Les perspectives de la protection des métavers par les dessins et modèles en Chine
Alors que le Japon et Singapour ont introduit la protection par brevet des dessins et modèles pour les produits non physiques, la Chine n’offre pas encore aux titulaires de droits une possibilité claire et efficace de faire de même. C’est un problème car la course aux métavers est lancée et le moment est venu de le faire. Les métavers, une fois introduits sur le marché, ne seront plus brevetables en tant que dessins ou modèles en raison de leur manque de nouveauté. La Chine ne dispose même pas de périodes de grâce prolongées pour les divulgations précoces comme c’est le cas dans l’UE et aux États-Unis. Cela signifie que pour rester compétitifs en Chine, les titulaires de droits sur les dessins et modèles ne peuvent pas attendre les changements législatifs ou judiciaires et doivent commencer dès aujourd’hui à constituer des portefeuilles de marques et de dessins et modèles au niveau mondial !
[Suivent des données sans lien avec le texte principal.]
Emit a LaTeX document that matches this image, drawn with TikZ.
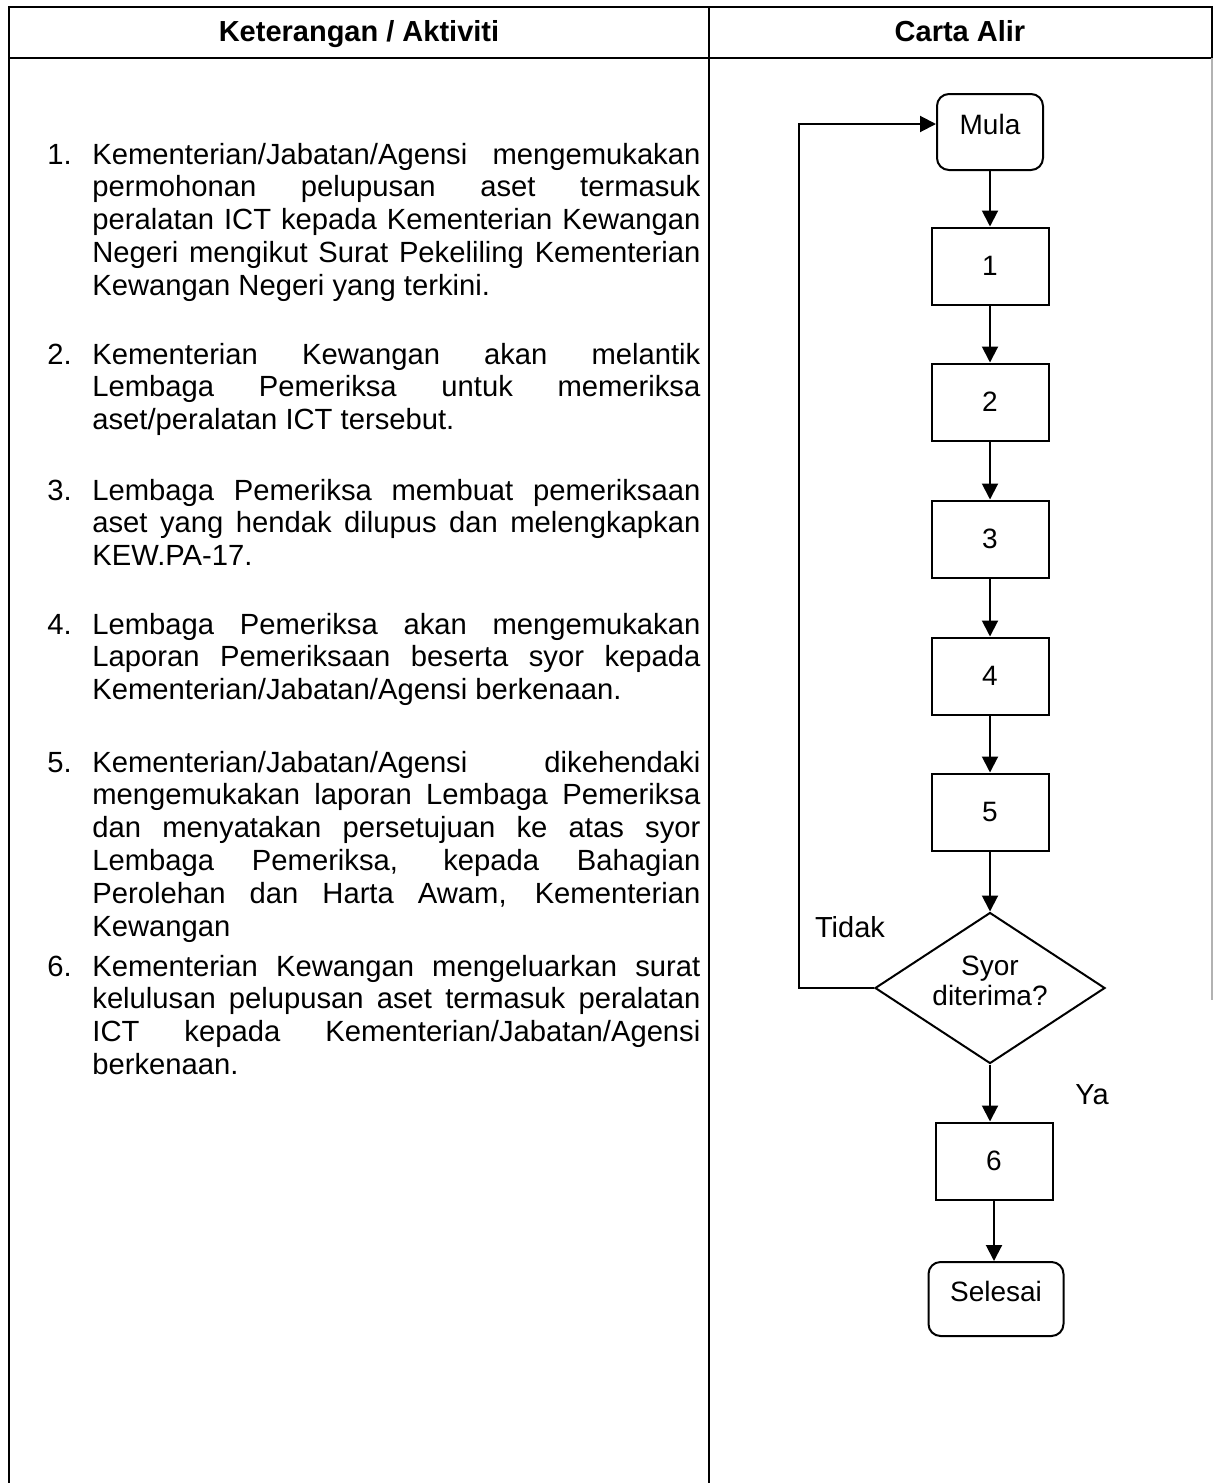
\documentclass[tikz,border=0pt]{standalone}
\usepackage{fontspec}
\setmainfont{Liberation Sans}
\usetikzlibrary{shapes.geometric,arrows.meta,positioning}

\newcommand{\itemtext}[2]{\begin{minipage}[t]{304pt}\fontsize{14.6}{16.4}\selectfont
  \tolerance=9999\hyphenpenalty=10000\noindent\llap{\makebox[22.5pt][l]{#1}}#2\end{minipage}}

\begin{document}
\begin{tikzpicture}[x=0.5pt,y=-0.5pt,
    every node/.style={font=\fontsize{14}{15}\selectfont},
    tbl/.style={line width=0.9pt},
    box/.style={draw, line width=1pt, minimum width=58.5pt, minimum height=38.5pt, inner sep=0pt},
    term/.style={box, rounded corners=6pt, text height=10pt, text depth=8pt},
    dec/.style={draw, line width=1pt, diamond, aspect=1.52, minimum width=115pt, minimum height=75.5pt, inner sep=0pt},
    flow/.style={line width=1pt, -{Triangle[length=8pt,width=8pt]}},
    desc/.style={anchor=base west, inner sep=0pt},
    head/.style={font=\fontsize{14.5}{16}\selectfont\bfseries, text height=11pt, text depth=3pt},
    side/.style={font=\fontsize{14.5}{16}\selectfont}]
    \useasboundingbox (0,0) rectangle (1217,1483);

    % table
    \draw[tbl] (9,1483) -- (9,7) -- (1212,7) -- (1212,58);
    \draw[tbl] (9,58) -- (1212,58);
    \draw[tbl] (709,7) -- (709,1483);
    \draw[gray!60, line width=0.6pt] (1212,58) -- (1212,1000);
    \node[head] (hket) at (359,33) {Keterangan / Aktiviti};
    \node[head] (hcarta) at (960,33) {Carta Alir};

    % keterangan
    \node[desc] (k1) at (92,164) {\itemtext{1.}{Kementerian/Jabatan/Agensi mengemukakan\linebreak permohonan pelupusan aset termasuk\linebreak peralatan ICT kepada Kementerian Kewangan\linebreak Negeri mengikut Surat Pekeliling Kementerian\linebreak Kewangan Negeri yang terkini.}};
    \node[desc] (k2) at (92,364) {\itemtext{2.}{Kementerian Kewangan akan melantik\linebreak Lembaga Pemeriksa untuk memeriksa\linebreak aset/peralatan ICT tersebut.}};
    \node[desc] (k3) at (92,500) {\itemtext{3.}{Lembaga Pemeriksa membuat pemeriksaan\linebreak aset yang hendak dilupus dan melengkapkan\linebreak KEW.PA-17.}};
    \node[desc] (k4) at (92,634) {\itemtext{4.}{Lembaga Pemeriksa akan mengemukakan\linebreak Laporan Pemeriksaan beserta syor kepada\linebreak Kementerian/Jabatan/Agensi berkenaan.}};
    \node[desc] (k5) at (92,772) {\itemtext{5.}{Kementerian/Jabatan/Agensi dikehendaki\linebreak mengemukakan laporan Lembaga Pemeriksa\linebreak dan menyatakan persetujuan ke atas syor\linebreak Lembaga Pemeriksa, kepada Bahagian\linebreak Perolehan dan Harta Awam, Kementerian\linebreak Kewangan}};
    \node[desc] (k6) at (92,976) {\itemtext{6.}{Kementerian Kewangan mengeluarkan surat\linebreak kelulusan pelupusan aset termasuk peralatan\linebreak ICT kepada Kementerian/Jabatan/Agensi\linebreak berkenaan.}};

    % carta alir
    \node[term, minimum width=53pt, minimum height=38pt] (mula) at (990,132) {Mula};
    \node[box] (s1) at (990,266) {1};
    \node[box] (s2) at (990,402) {2};
    \node[box] (s3) at (990,539) {3};
    \node[box] (s4) at (990,676) {4};
    \node[box] (s5) at (990,812) {5};
    \node[dec] (syor) at (990,988) {};
    \node[align=center, inner sep=0pt] (syortxt) at (990,981) {Syor\\diterima?};
    \node[box] (s6) at (994,1161) {6};
    \node[term, minimum width=67.5pt, minimum height=37pt] (selesai) at (996,1299) {Selesai};
    \node[side] (tidak) at (850,927) {Tidak};
    \node[side] (ya) at (1092,1095) {Ya};

    \draw[flow] (mula) -- (s1);
    \draw[flow] (s1) -- (s2);
    \draw[flow] (s2) -- (s3);
    \draw[flow] (s3) -- (s4);
    \draw[flow] (s4) -- (s5);
    \draw[flow] (s5) -- (syor);
    \draw[flow] (syor.south) -- (syor.south |- s6.north);
    \draw[flow] (s6.south) -- (s6.south |- selesai.north);
    \draw[flow] (syor.west) -- ++(-75,0) |- ([yshift=4pt]mula.west);
\end{tikzpicture}
\end{document}
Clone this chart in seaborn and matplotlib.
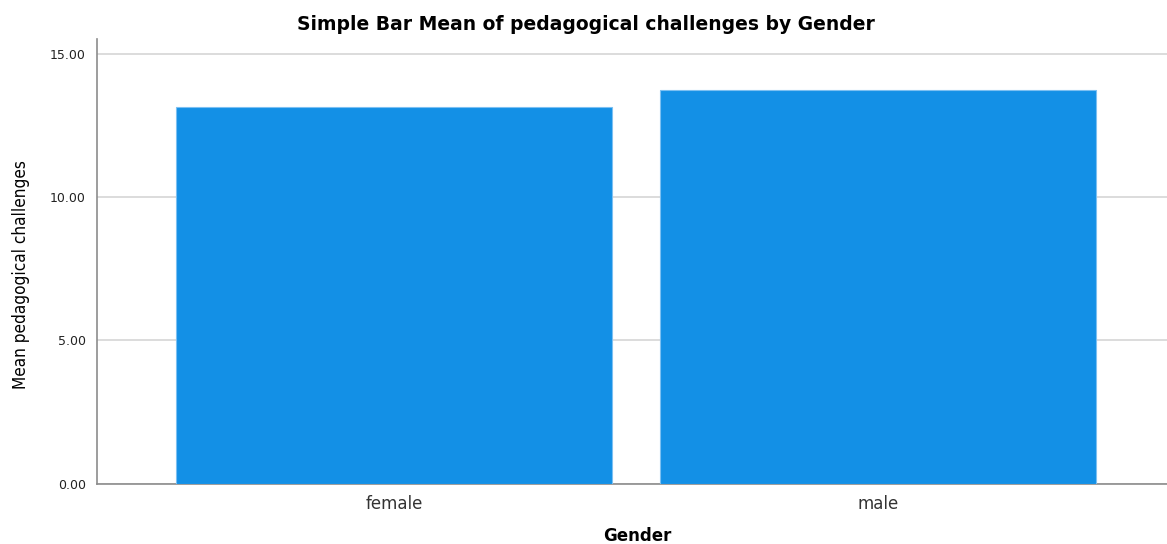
import matplotlib
matplotlib.use("Agg")
import matplotlib.pyplot as plt
import pandas as pd
import seaborn as sns
from matplotlib.ticker import FormatStrFormatter

# Data
genders = ["female", "male"]
mean_challenges = [13.16, 13.74]
y_ticks = [0, 5, 10, 15]

df = pd.DataFrame({"Gender": genders, "Mean": mean_challenges})

sns.set_style("white")
plt.rcParams["font.family"] = ["DejaVu Sans"]

fig = plt.figure(figsize=(11.67, 5.44), dpi=100)
ax = fig.add_axes([0.0831, 0.111, 0.917, 0.817])

sns.barplot(data=df, x="Gender", y="Mean", color="#1390E6", saturation=1,
            width=0.9, edgecolor="#7cc0f2", linewidth=0.8, ax=ax, zorder=3)

ax.set_xlim(-0.614, 1.597)
ax.set_ylim(0, 15.52)
ax.set_yticks(y_ticks)
ax.yaxis.set_major_formatter(FormatStrFormatter("%.2f"))
ax.yaxis.grid(True, color="#d6d6d6", linewidth=1.2, zorder=0)
ax.set_axisbelow(True)

for s in ["top", "right"]:
    ax.spines[s].set_visible(False)
for s in ["left", "bottom"]:
    ax.spines[s].set_color("#8c8c8c")
    ax.spines[s].set_linewidth(1.2)

ax.tick_params(axis="y", labelsize=9, colors="#222222", length=4, width=1, color="#8c8c8c", pad=4)
ax.tick_params(axis="x", labelsize=12, colors="#333333", length=0, pad=8)

# title placed in figure coords to match the reference
fig.text(0.502, 0.955, "Simple Bar Mean of pedagogical challenges by Gender",
         fontsize=13.5, fontweight="bold", color="black", ha="center", va="center")

ax.set_xlabel("Gender", fontsize=12, fontweight="bold", color="black")
ax.xaxis.set_label_coords(0.505, -0.118)
ax.xaxis.label.set_va("center")
ax.set_ylabel("Mean pedagogical challenges", fontsize=12.3, color="black",
              family="DejaVu Sans", stretch="condensed")
ax.yaxis.set_label_coords(-0.063, 0.471)

fig.savefig("out.png", dpi=100)
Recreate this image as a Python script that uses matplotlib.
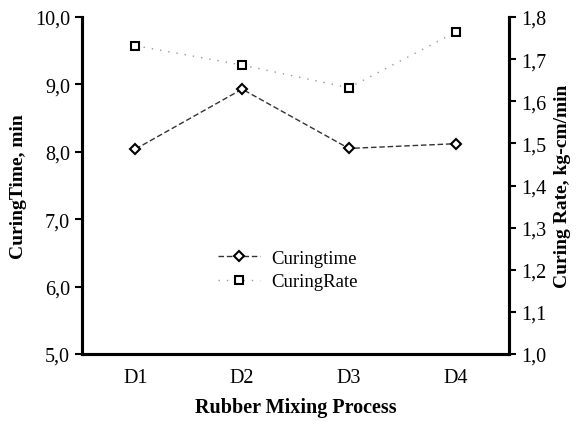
import matplotlib
matplotlib.use("Agg")
import matplotlib.pyplot as plt
from matplotlib.ticker import FuncFormatter

# data
processes = ["D1", "D2", "D3", "D4"]
curing_time = [8.04, 8.93, 8.05, 8.12]
curing_rate = [1.732, 1.686, 1.632, 1.764]

plt.rcParams["font.family"] = ["Liberation Serif", "DejaVu Serif"]

fig = plt.figure(figsize=(5.84, 4.27), dpi=100)
ax = fig.add_axes([82 / 584, 1 - 355 / 427, (509 - 82) / 584, (355 - 18) / 427])
ax2 = ax.twinx()

x = list(range(len(processes)))
l1, = ax.plot(x, curing_time, color="#333333", ls=(0, (4, 2)), lw=1.0,
              marker="D", ms=5, mfc="white", mec="black", mew=1.5, label="Curingtime")
l2, = ax2.plot(x, curing_rate, color="#999999", ls=(0, (1, 5)), lw=1.0,
               marker="s", ms=6, mfc="white", mec="black", mew=1.5, label="CuringRate")

ax.set_xlim(-0.5, 3.5)
ax.set_ylim(5.0, 10.0)
ax2.set_ylim(1.0, 1.8)
ax.set_yticks([5, 6, 7, 8, 9, 10])
ax2.set_yticks([1.0, 1.1, 1.2, 1.3, 1.4, 1.5, 1.6, 1.7, 1.8])
comma = FuncFormatter(lambda v, p: f"{v:.1f}".replace(".", ","))
ax.yaxis.set_major_formatter(comma)
ax2.yaxis.set_major_formatter(comma)
ax.set_xticks(x)
ax.set_xticklabels(processes)

for a in (ax, ax2):
    a.spines["top"].set_visible(False)
    a.spines["left"].set_linewidth(2.2)
    a.spines["right"].set_linewidth(2.2)
    a.spines["bottom"].set_linewidth(2.2)
    a.tick_params(axis="y", labelsize=14.5, width=1.5, length=5, direction="out")
ax.tick_params(axis="x", length=0, labelsize=14.5, pad=10)

ax.set_xlabel("Rubber Mixing Process", fontsize=14.5, fontweight="bold", labelpad=7)
ax.set_ylabel("CuringTime, min", fontsize=14, fontweight="bold", labelpad=6)
ax2.set_ylabel("Curing Rate, kg-cm/min", fontsize=14, fontweight="bold", labelpad=6)

ax.legend(handles=[l1, l2], loc="upper left", bbox_to_anchor=(0.28, 0.36),
          frameon=False, fontsize=13.5, handlelength=2.2, handletextpad=0.6,
          labelspacing=0.35)

fig.savefig("out.png", dpi=100)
En Chine, un brevet de dessin ou modèle est beaucoup plus facile à faire valoir qu’un droit d’auteur. Disposer d’un portefeuille de brevets de dessins et modèles sur les métavers permettra de sécuriser les droits de la marque de la manière la plus efficace. Mais comme la Chine ne prévoit pas de brevet de modèle pour les produits non physiques, les titulaires de droits ont fait preuve de créativité et ont utilisé la loi actuelle pour obtenir des brevets de modèle qui peuvent offrir une certaine protection.

Nous ne savons pas quand la Chine apportera les modifications nécessaires à sa législation sur les brevets ou permettra de protéger les produits numériques par des brevets de design. Le développement rapide des métavers et de leurs industries connexes en Chine peut être un indicateur que le gouvernement chinois pourrait bientôt intervenir pour combler cette lacune. Néanmoins, à l’heure actuelle, il n’y a aucun signe immédiat de changement. Les titulaires de droits doivent donc agir maintenant, car la course est lancée et la fenêtre de temps pour protéger leurs dessins et modèles ne fera que se rétrécir.